Ao realizar a cerimônia, o Parlamento estadual também emite inúmeras mensagens, entre elas a de que não se aceite, em hipótese alguma, que uma figura da República, durante uma sessão do Senado Federal, faça um gesto utilizado por supremacistas brancos norte-americanos e incorporado por seus pares em diferentes países, como o Brasil. Um gesto que, utilizando os dedos de uma das mãos, forma as letras W e P, a sigla em inglês para “Poder Branco”.

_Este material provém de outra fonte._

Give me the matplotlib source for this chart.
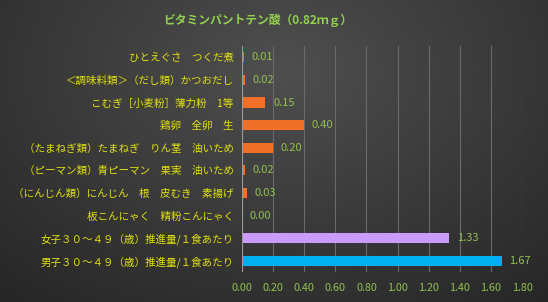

A homenagem é um pedido para que não se aceite, muitos menos se normalize, cenas abjetas como a registrada num programa de um site apoiador do governo federal, cujo apresentador serve copos com leite aos convidados e solta a frase “os entendedores entenderão”. Para quem não sabe, servir leite fora das condições e ambientes normais, também é um símbolo utilizado por aqueles que acreditam na superioridade racial. Usam o alimento para ilustrar o conceito falso de que as pessoas brancas o digerem melhor do que as de outras etnias, principalmente os negros e negras, ideia disseminada em fóruns de discussão da extrema-direita segundo estudos de entidades que atuam no monitoramento de discursos extremistas e de ódio na internet.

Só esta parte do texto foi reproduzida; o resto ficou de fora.